My new play, which I co-wrote with Patrice Lenowitz of The Nurtured Parent (see nurturedparent.org), was performed May 6th in Albany, NY at the annual Battered Mothers Custody Conference. We had 175 people in the audience. Our wonderful 12-person cast put the show together in record time to get it ready for the conference.
“Forbidden to Protect” depicts the true stories of six cases from across the U.S. where custody courts have revictimized abused women and their children. In four of the cases, the courts took children away from non-violent mothers to give put them in the custody of confirmed batterers and child sexual abusers. In all of these cases court personnel refused to look seriously at the extensive evidence of abuse, while insulting and threatening mothers for their attempts to protect their children.
The stories are told mostly in the actual words of the mothers from a set of interviews we did. The courtroom scenes acted out in the play are taken word-for-word from transcripts, though you’ll have trouble believing it when you hear what judges and evaluators said.
And the play names names. The judges, evaluators, and “experts” involved in these travesties appear in the play under their real names, although we changed the names of mothers, fathers, and children to protect the children’s privacy.
While each of these cases examined in isolation would seem unbelievable, taken together they form an inescapable portrayal of a national system of cruelty and corruption on the part of custody courts. The severe mistreatment of protective mothers, and of their children, by custody courts across the continent is one of the most serious human rights abuses happening in the United States today. Custody courts are repeatedly siding with the abusers and requiring children to continue to be abused even though the courts know that it’s happening.
Our aim is for this play to be performed in communities throughout the country to help expose the human rights abuses committed by custody courts. We believe the play can be an important vehicle for building an unstoppable movement demanding investigation and deep reform of the custody court system.

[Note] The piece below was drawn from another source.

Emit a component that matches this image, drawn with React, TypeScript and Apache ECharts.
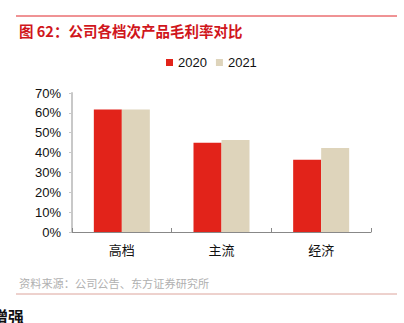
import React, { useEffect, useRef } from "react";
import * as echarts from "echarts";

const categories = ["高档", "主流", "经济"];
const series2020 = [61.7, 45.0, 36.4];
const series2021 = [61.7, 46.3, 42.3];
const seriesNames = ["2020", "2021"];
const yTicks = { min: 0, max: 70, interval: 10 };

export default function App() {
  const ref = useRef<HTMLDivElement>(null);
  useEffect(() => {
    if (!ref.current) return;
    const chart = echarts.init(ref.current, null, { renderer: "svg" });
    const font = "'Liberation Sans', Arial, 'Noto Sans CJK SC', sans-serif";
    chart.setOption({
      animation: false,
      textStyle: { fontFamily: font },
      grid: { left: 72, right: 33, top: 93, bottom: 91, containLabel: false },
      legend: {
        data: seriesNames,
        left: 166,
        top: 56,
        padding: 0,
        itemWidth: 7,
        itemHeight: 7,
        itemGap: 9,
        icon: "rect",
        textStyle: { fontSize: 13, color: "#111", fontFamily: font },
      },
      xAxis: {
        type: "category",
        data: categories,
        axisLine: { lineStyle: { color: "#888", width: 1 } },
        axisTick: { show: true, inside: true, length: 4, lineStyle: { color: "#888" } },
        axisLabel: { fontSize: 13, color: "#111", margin: 11, fontFamily: "'Noto Sans CJK SC', sans-serif" },
      },
      yAxis: {
        type: "value",
        min: yTicks.min,
        max: yTicks.max,
        interval: yTicks.interval,
        axisLine: { show: true, lineStyle: { color: "#c8c8c8", width: 2 } },
        axisTick: { show: true, length: 3, lineStyle: { color: "#c8c8c8", width: 1 } },
        splitLine: { show: false },
        axisLabel: { formatter: "{value}%", fontSize: 13, color: "#111", margin: 11 },
      },
      series: [
        {
          name: seriesNames[0],
          type: "bar",
          data: series2020,
          barWidth: 28,
          barGap: "0%",
          itemStyle: { color: "#e2231a" },
        },
        {
          name: seriesNames[1],
          type: "bar",
          data: series2021,
          barWidth: 28,
          itemStyle: { color: "#ded4bb" },
        },
      ],
      graphic: [
        { type: "line", shape: { x1: 16, y1: 16, x2: 397, y2: 16 }, style: { stroke: "#e0262b", lineWidth: 1 } },
        {
          type: "text",
          x: 19,
          y: 30,
          style: {
            text: "图 62：公司各档次产品毛利率对比",
            fill: "#d0161c",
            font: "bold 14.5px 'Noto Sans CJK SC', sans-serif",
            verticalAlign: "middle",
          },
        },
        {
          type: "text",
          x: 19,
          y: 283,
          style: {
            text: "资料来源：公司公告、东方证券研究所",
            fill: "#b0b0b0",
            font: "11.2px 'Noto Sans CJK SC', sans-serif",
            verticalAlign: "middle",
          },
        },
        { type: "line", shape: { x1: 16, y1: 294, x2: 397, y2: 294 }, style: { stroke: "#dca49c", lineWidth: 1 } },
        {
          type: "text",
          x: -8,
          y: 316,
          style: {
            text: "增强",
            fill: "#111",
            font: "bold 16px 'Noto Sans CJK SC', sans-serif",
            verticalAlign: "middle",
          },
        },
      ],
    });
    return () => chart.dispose();
  }, []);
  return (
    <div style={{ position: "fixed", left: 0, top: 0, width: 404, height: 323, background: "#fff" }}>
      <div ref={ref} style={{ width: 404, height: 323 }} />
    </div>
  );
}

Rights to perform the play in your own area will be available in about two months, and the charge to perform it will be low. We will provide guidance on how to put a performance together, and also provide a study guide for discussing the issues with the audience after the performance.
If you want to be on the list to be informed when performance rights become available, please send an email to [email protected]. Help us build a movement to clean up the custody courts!
Our DV program has some very involved cases right now around this subject and we struggle to support women when they feel like the whole world is against them in trying to protect their children from their abusive partner or former partner. What I am seeing is a court system and child protective service system that works together to tell mom to leave or she is failing to protect and then telling her that she must learn to co-parent with a man that she is afraid of and who uses to children to continue to abuse her. Mom is often depicted as overly emotional, uncooperative, and allowing her stress to harm the children or at the very least influence the children. Advocates need more tools to assist these moms. We can go to court with them so they aren’t alone, we can write letters and speak on their behalf but many times our words are given no more weight than mom’s words as we are often seen as just as unreasonable as mom because of the work we do.
Dear Ms. Olivia,
I could not agree with you more! Many times I feel like when we get to court that the judges look at us as “man haters.” And, maybe in some cases we are, and have every right to be!
If you look at the make up of the judges around our country the majority are white males. They are men who have no idea of what it’s like to be a mother trying to protect her children from a violent man! We can do all the community out reach and awareness that we can but it won’t change things until we change the make up of the judges who decide these cases.